Tom Christiansen wrote:
Patrick wrote:
: > * Almost. E.g. isL would be nice to have as well.
:
: Those exist also:
:
: $ ./perl6
: > say 'abCD34' ~~ / <isL> /
: a
: > say 'abCD34' ~~ / <isN> /
: 3
: >
They may exist, but I'm not certain it's a good idea to encourage
the Is_XXX approach on *anything* except Script=XXX properties.
They certainly don't work on everything, you know.
Also, I can't for the life of me why one would ever write <isL> when
<Letter> is so much more obvious; similarly, for <isN> over <Number>.
Just because you can do so, doesn't mean you necessarily should.
http://unicode.org/reports/tr18/#Categories
The recommended names for UCD properties and property values are in
PropertyAliases.txt [Prop] and PropertyValueAliases.txt [PropValue].
There are both abbreviated names and longer, more descriptive names.
It is strongly recommended that both names be recognized, and that
loose matching of property names be used, whereby the case
distinctions, whitespace, hyphens, and underbar are ignored.

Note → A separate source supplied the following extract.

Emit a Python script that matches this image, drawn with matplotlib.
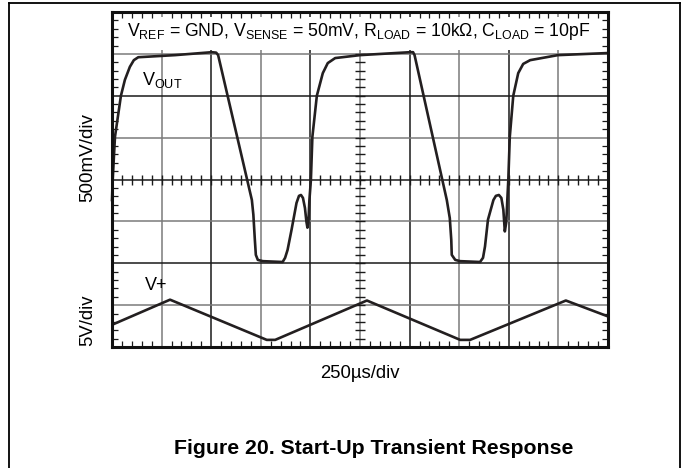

Furthermore, be aware that the Number property is *NOT* the same
as the Decimal_Number property. In perl5, if one wants [0-9], then
one expresses it exactly that way, since that's a lot shorter than
writing (?=\p{ASCII})\p{Nd}, where Nd can also be Decimal_Number.

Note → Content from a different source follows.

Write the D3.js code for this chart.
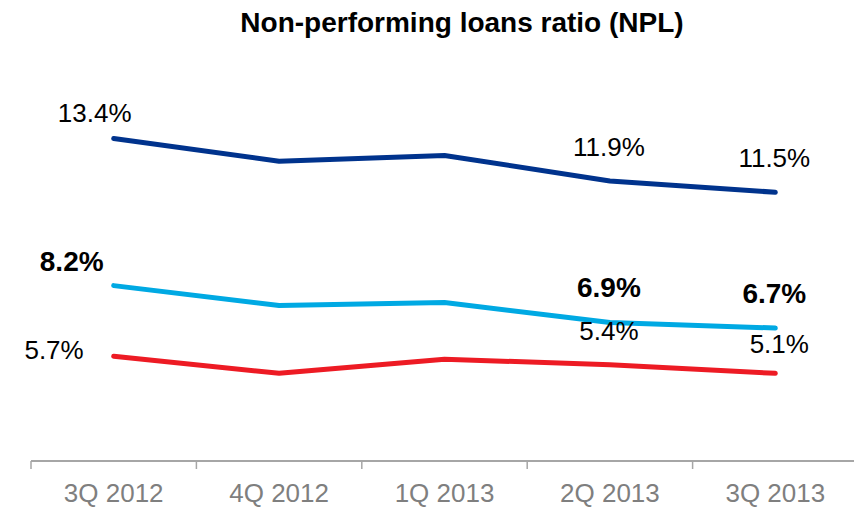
<!DOCTYPE html>
<html>
<head>
<meta charset="utf-8">
<script src="https://cdn.jsdelivr.net/npm/d3@7"></script>
<style>
    body { margin: 0; background: #fff; }
    svg { display: block; font-family: 'Liberation Sans', Arial, sans-serif; }
</style>
</head>
<body>
<div class="chart-container"></div>
<script>
const quarters = ['3Q 2012', '4Q 2012', '1Q 2013', '2Q 2013', '3Q 2013'];
const groupNpl = [13.4, 12.6, 12.8, 11.9, 11.5];
const bankNpl = [8.2, 7.5, 7.6, 6.9, 6.7];
const retailNpl = [5.7, 5.1, 5.6, 5.4, 5.1];
const labelledPoints = [0, 3, 4];

const width = 854;
const height = 509;

const series = [
    { key: 'group', values: groupNpl, color: '#00338d', bold: false },
    { key: 'bank', values: bankNpl, color: '#00a9e3', bold: true },
    { key: 'retail', values: retailNpl, color: '#ed1b24', bold: false }
];

const svg = d3.select('.chart-container')
    .append('svg')
    .attr('width', width)
    .attr('height', height);

const x = d3.scaleBand()
    .domain(quarters)
    .range([31, 858])
    .paddingInner(0)
    .paddingOuter(0);

const y = d3.scaleLinear()
    .domain([2, 16])
    .range([461, 65]);

const cx = d => x(d) + x.bandwidth() / 2;

svg.append('text')
    .attr('x', 462)
    .attr('y', 32)
    .attr('text-anchor', 'middle')
    .style('font-size', '28px')
    .style('font-weight', 'bold')
    .attr('fill', '#000')
    .text('Non-performing loans ratio (NPL)');

// category axis: line + ticks between the categories
const axis = svg.append('g').attr('class', 'x-axis');
axis.append('line')
    .attr('x1', x.range()[0])
    .attr('x2', x.range()[1])
    .attr('y1', y.range()[0])
    .attr('y2', y.range()[0])
    .attr('stroke', '#a6a6a6')
    .attr('stroke-width', 2);

axis.selectAll('.tick')
    .data(quarters)
    .enter()
    .append('line')
    .attr('class', 'tick')
    .attr('x1', d => x(d))
    .attr('x2', d => x(d))
    .attr('y1', y.range()[0])
    .attr('y2', y.range()[0] + 8)
    .attr('stroke', '#a6a6a6')
    .attr('stroke-width', 1.5);

axis.selectAll('.label')
    .data(quarters)
    .enter()
    .append('text')
    .attr('class', 'label')
    .attr('x', cx)
    .attr('y', 502)
    .attr('text-anchor', 'middle')
    .attr('fill', '#7f7f7f')
    .style('font-size', '26px')
    .text(d => d);

const line = d3.line()
    .x((d, i) => cx(quarters[i]))
    .y(d => y(d));

svg.append('g')
    .attr('class', 'lines')
    .selectAll('path')
    .data(series)
    .enter()
    .append('path')
    .attr('d', d => line(d.values))
    .attr('fill', 'none')
    .attr('stroke', d => d.color)
    .attr('stroke-width', 5)
    .attr('stroke-linecap', 'round')
    .attr('stroke-linejoin', 'round');

// where each label sits relative to its point
function labelPlacement(key, i) {
    if (i === 0) {
        if (key === 'group') return { dx: -19, dy: -17, anchor: 'middle' };
        if (key === 'bank') return { dx: -42, dy: -15, anchor: 'middle' };
        return { dx: -30, dy: 3, anchor: 'end' };
    }
    if (key === 'retail' && i === 4) return { dx: 4, dy: -20, anchor: 'middle' };
    return { dx: -1, dy: -25, anchor: 'middle' };
}

const labels = [];
series.forEach(s => {
    labelledPoints.forEach(i => {
        labels.push({ key: s.key, i, value: s.values[i], bold: s.bold });
    });
});

svg.append('g')
    .attr('class', 'data-labels')
    .selectAll('text')
    .data(labels)
    .enter()
    .append('text')
    .each(function (d) {
        const p = labelPlacement(d.key, d.i);
        d3.select(this)
            .attr('x', cx(quarters[d.i]) + p.dx)
            .attr('y', y(d.value) + p.dy)
            .attr('text-anchor', p.anchor);
    })
    .attr('fill', '#000')
    .style('font-size', d => d.bold ? '28px' : '26px')
    .style('font-weight', d => d.bold ? 'bold' : 'normal')
    .text(d => `${d.value.toFixed(1)}%`);
</script>
</body>
</html>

Again, please that Number is far broader than even Decimal_Number,
which is itself almost certainly broader than you're thinking.

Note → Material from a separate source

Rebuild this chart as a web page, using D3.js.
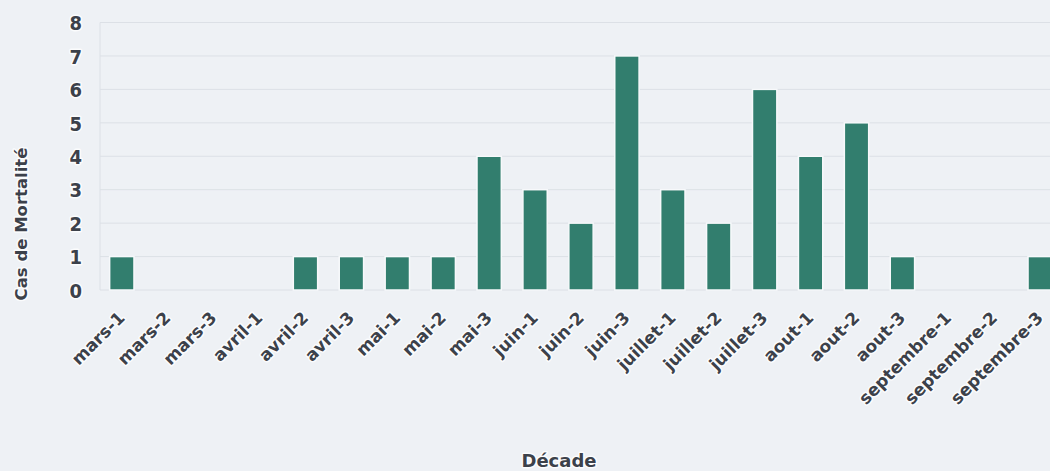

Here's a trio of little programs specifically designed to help scout
out Unicode characters and their properties. They work best on 5.12+,
but should be ok on 5.10, too.
--tom
The 'Is' prefix can be used on any property in 5.12 for which there is
no naming conflict. The only naming conflicts are certain of the block
properties, such as Arabic. IsArabic means the Arabic script. InArabic
means the base Arabic block. Personally, I find Is and In unintuitive,
and prefer to write sc=arabic or blk=arabic instead.
When Unicode proposed to add some properties in 5.2 that started with
'Is', there was significant enough protest that they backed off, and
promised never to do it again, adding a stability policy to 6.0 to that
effect. Apparently a number of languages use 'Is' as a prefix.